*REQUIRED TASK*.
Set the listing down again in full, word for word, with the pictures left out.

* Start *

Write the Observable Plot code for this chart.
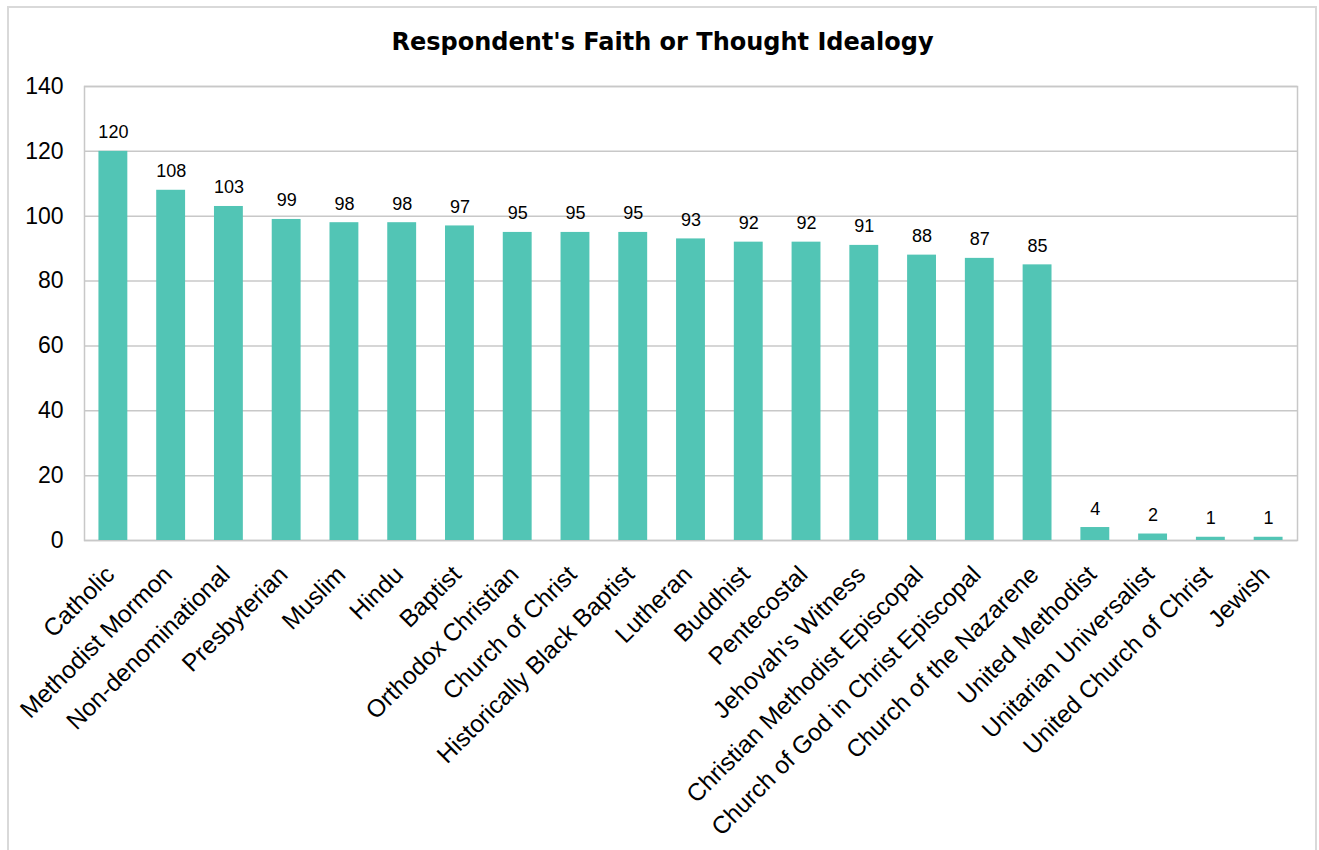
<!DOCTYPE html>
<html>
<head>
<meta charset="utf-8">
<script src="https://cdn.jsdelivr.net/npm/d3@7"></script>
<script src="https://cdn.jsdelivr.net/npm/@observablehq/plot@0.6"></script>
<style>
  body { margin: 0; background: #fff; overflow: hidden; }
  #wrap { position: relative; width: 1319px; height: 850px; }
  #frame { position: absolute; left: 7px; top: 6px; width: 1310px; height: 900px;
           border: 2px solid #d9d9d9; box-sizing: border-box; }
  #title { position: absolute; left: 0; top: 28px; width: 1325px; text-align: center;
           font: bold 24px "DejaVu Sans", sans-serif; color: #000; letter-spacing: 0px; }
  #chart { position: absolute; left: 0; top: 0; }
</style>
</head>
<body>
<div id="wrap">
  <div id="frame"></div>
  <div id="chart"></div>
  <div id="title">Respondent's Faith or Thought Idealogy</div>
</div>
<script>
// Respondent counts by faith or thought ideology
const faiths = [
  "Catholic", "Methodist Mormon", "Non-denominational", "Presbyterian", "Muslim",
  "Hindu", "Baptist", "Orthodox Christian", "Church of Christ", "Historically Black Baptist",
  "Lutheran", "Buddhist", "Pentecostal", "Jehovah's Witness", "Christian Methodist Episcopal",
  "Church of God in Christ Episcopal", "Church of the Nazarene", "United Methodist",
  "Unitarian Universalist", "United Church of Christ", "Jewish"
];
const counts = [120, 108, 103, 99, 98, 98, 97, 95, 95, 95, 93, 92, 92, 91, 88, 87, 85, 4, 2, 1, 1];
const yTicks = [0, 20, 40, 60, 80, 100, 120, 140];

const data = faiths.map((faith, i) => ({faith, count: counts[i]}));

const chart = Plot.plot({
  width: 1319,
  height: 850,
  marginLeft: 84,
  marginRight: 22,
  marginTop: 86,
  marginBottom: 310,
  style: {fontFamily: "'Liberation Sans', Arial, sans-serif", color: "#000", background: "transparent"},
  x: {domain: faiths, paddingInner: 0.5, paddingOuter: 0.25, round: false, label: null},
  y: {domain: [0, 140], label: null},
  marks: [
    Plot.gridY(yTicks, {stroke: "#c8c8c8", strokeOpacity: 1, strokeWidth: 1.5}),
    Plot.frame({stroke: "#c8c8c8", strokeWidth: 1.5}),
    Plot.barY(data, {x: "faith", y: "count", fill: "#52c5b5"}),
    Plot.text(data, {x: "faith", y: "count", text: d => String(d.count),
                     dy: -13, lineAnchor: "bottom", fontSize: 18, fill: "#000"}),
    Plot.axisY(yTicks, {tickSize: 0, tickPadding: 21, fontSize: 23, label: null}),
    Plot.axisX({tickSize: 0, tickPadding: 30, dx: -3, tickRotate: -45, fontSize: 24.5, label: null})
  ]
});
document.getElementById("chart").appendChild(chart);
</script>
</body>
</html>
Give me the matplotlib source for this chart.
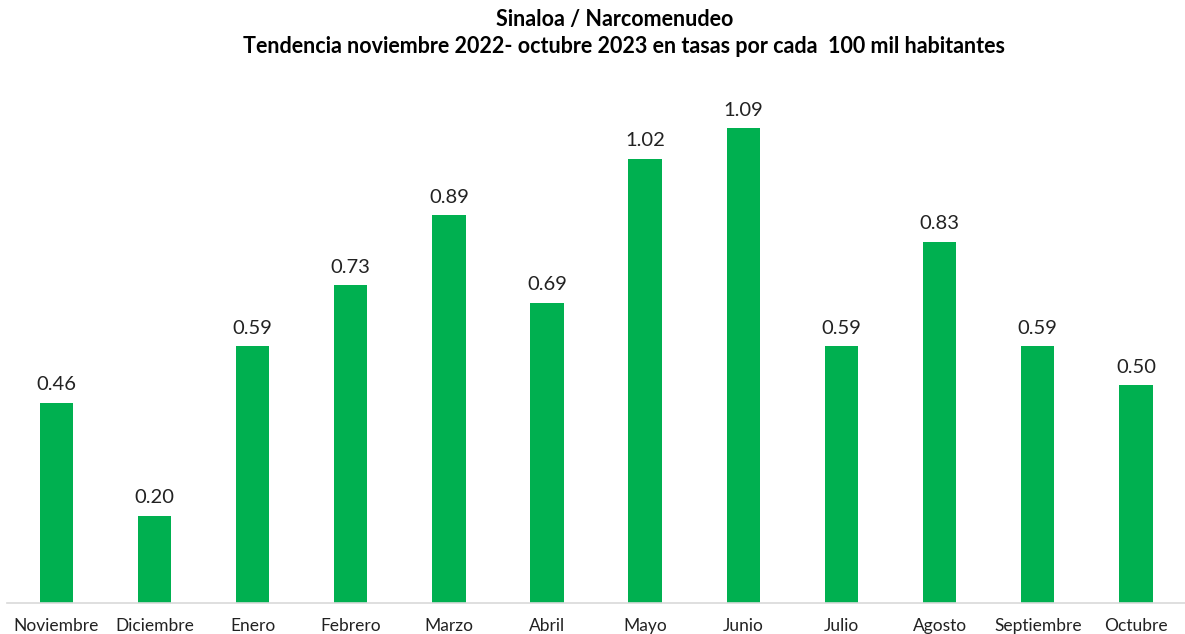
import numpy as np
import matplotlib.pyplot as plt

meses = ["Noviembre", "Diciembre", "Enero", "Febrero", "Marzo", "Abril",
         "Mayo", "Junio", "Julio", "Agosto", "Septiembre", "Octubre"]
tasas = [0.46, 0.20, 0.59, 0.73, 0.89, 0.69, 1.02, 1.09, 0.59, 0.83, 0.59, 0.50]

plt.rcParams['font.family'] = ['Lato', 'DejaVu Sans']

fig = plt.figure(figsize=(11.85, 6.34), dpi=100)
ax = fig.add_axes([0.006, 0.049, 0.994, 0.824])

x = np.arange(len(meses))
bars = ax.bar(x, tasas, width=0.34, color="#00B050")
for xi, v in zip(x, tasas):
    ax.text(xi, v + 0.022, f"{v:.2f}", ha="center", va="bottom", fontsize=14.5, color="#222222")

ax.set_xlim(-0.5, len(meses) - 0.5)
ax.set_ylim(0, 1.2)
ax.set_xticks(x)
ax.set_xticklabels(meses, fontsize=12.5, color="#222222")
ax.tick_params(axis="x", length=0, pad=11)
ax.set_yticks([])
for s in ["top", "right", "left"]:
    ax.spines[s].set_visible(False)
ax.spines["bottom"].set_color("#D9D9D9")
ax.spines["bottom"].set_linewidth(1.2)

fig.text(0.519, 0.970, "Sinaloa / Narcomenudeo", ha="center", va="center",
         fontsize=15.5, fontweight="bold")
fig.text(0.527, 0.926, "Tendencia noviembre 2022- octubre 2023 en tasas por cada  100 mil habitantes",
         ha="center", va="center", fontsize=15.5, fontweight="bold")

fig.savefig("out.png", dpi=100)
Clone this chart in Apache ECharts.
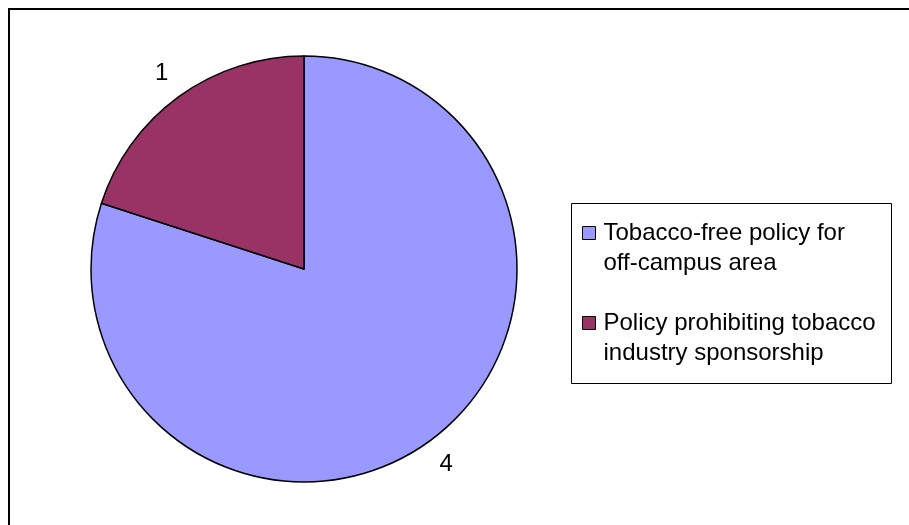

* End *

*WORKED SOLUTION*.
Write the Observable Plot code for this chart.
<!DOCTYPE html>
<html>
<head>
<meta charset="utf-8">
<script src="https://cdn.jsdelivr.net/npm/d3@7"></script>
<script src="https://cdn.jsdelivr.net/npm/@observablehq/plot@0.6"></script>
<style>
  body { margin: 0; background: #fff; overflow: hidden; }
  #wrap { position: relative; width: 1319px; height: 850px; }
  #frame { position: absolute; left: 7px; top: 6px; width: 1310px; height: 900px;
           border: 2px solid #d9d9d9; box-sizing: border-box; }
  #title { position: absolute; left: 0; top: 28px; width: 1325px; text-align: center;
           font: bold 24px "DejaVu Sans", sans-serif; color: #000; letter-spacing: 0px; }
  #chart { position: absolute; left: 0; top: 0; }
</style>
</head>
<body>
<div id="wrap">
  <div id="frame"></div>
  <div id="chart"></div>
  <div id="title">Respondent's Faith or Thought Idealogy</div>
</div>
<script>
// Respondent counts by faith or thought ideology
const faiths = [
  "Catholic", "Methodist Mormon", "Non-denominational", "Presbyterian", "Muslim",
  "Hindu", "Baptist", "Orthodox Christian", "Church of Christ", "Historically Black Baptist",
  "Lutheran", "Buddhist", "Pentecostal", "Jehovah's Witness", "Christian Methodist Episcopal",
  "Church of God in Christ Episcopal", "Church of the Nazarene", "United Methodist",
  "Unitarian Universalist", "United Church of Christ", "Jewish"
];
const counts = [120, 108, 103, 99, 98, 98, 97, 95, 95, 95, 93, 92, 92, 91, 88, 87, 85, 4, 2, 1, 1];
const yTicks = [0, 20, 40, 60, 80, 100, 120, 140];

const data = faiths.map((faith, i) => ({faith, count: counts[i]}));

const chart = Plot.plot({
  width: 1319,
  height: 850,
  marginLeft: 84,
  marginRight: 22,
  marginTop: 86,
  marginBottom: 310,
  style: {fontFamily: "'Liberation Sans', Arial, sans-serif", color: "#000", background: "transparent"},
  x: {domain: faiths, paddingInner: 0.5, paddingOuter: 0.25, round: false, label: null},
  y: {domain: [0, 140], label: null},
  marks: [
    Plot.gridY(yTicks, {stroke: "#c8c8c8", strokeOpacity: 1, strokeWidth: 1.5}),
    Plot.frame({stroke: "#c8c8c8", strokeWidth: 1.5}),
    Plot.barY(data, {x: "faith", y: "count", fill: "#52c5b5"}),
    Plot.text(data, {x: "faith", y: "count", text: d => String(d.count),
                     dy: -13, lineAnchor: "bottom", fontSize: 18, fill: "#000"}),
    Plot.axisY(yTicks, {tickSize: 0, tickPadding: 21, fontSize: 23, label: null}),
    Plot.axisX({tickSize: 0, tickPadding: 30, dx: -3, tickRotate: -45, fontSize: 24.5, label: null})
  ]
});
document.getElementById("chart").appendChild(chart);
</script>
</body>
</html>
Give me the matplotlib source for this chart.
import numpy as np
import matplotlib.pyplot as plt

meses = ["Noviembre", "Diciembre", "Enero", "Febrero", "Marzo", "Abril",
         "Mayo", "Junio", "Julio", "Agosto", "Septiembre", "Octubre"]
tasas = [0.46, 0.20, 0.59, 0.73, 0.89, 0.69, 1.02, 1.09, 0.59, 0.83, 0.59, 0.50]

plt.rcParams['font.family'] = ['Lato', 'DejaVu Sans']

fig = plt.figure(figsize=(11.85, 6.34), dpi=100)
ax = fig.add_axes([0.006, 0.049, 0.994, 0.824])

x = np.arange(len(meses))
bars = ax.bar(x, tasas, width=0.34, color="#00B050")
for xi, v in zip(x, tasas):
    ax.text(xi, v + 0.022, f"{v:.2f}", ha="center", va="bottom", fontsize=14.5, color="#222222")

ax.set_xlim(-0.5, len(meses) - 0.5)
ax.set_ylim(0, 1.2)
ax.set_xticks(x)
ax.set_xticklabels(meses, fontsize=12.5, color="#222222")
ax.tick_params(axis="x", length=0, pad=11)
ax.set_yticks([])
for s in ["top", "right", "left"]:
    ax.spines[s].set_visible(False)
ax.spines["bottom"].set_color("#D9D9D9")
ax.spines["bottom"].set_linewidth(1.2)

fig.text(0.519, 0.970, "Sinaloa / Narcomenudeo", ha="center", va="center",
         fontsize=15.5, fontweight="bold")
fig.text(0.527, 0.926, "Tendencia noviembre 2022- octubre 2023 en tasas por cada  100 mil habitantes",
         ha="center", va="center", fontsize=15.5, fontweight="bold")

fig.savefig("out.png", dpi=100)
Clone this chart in Apache ECharts.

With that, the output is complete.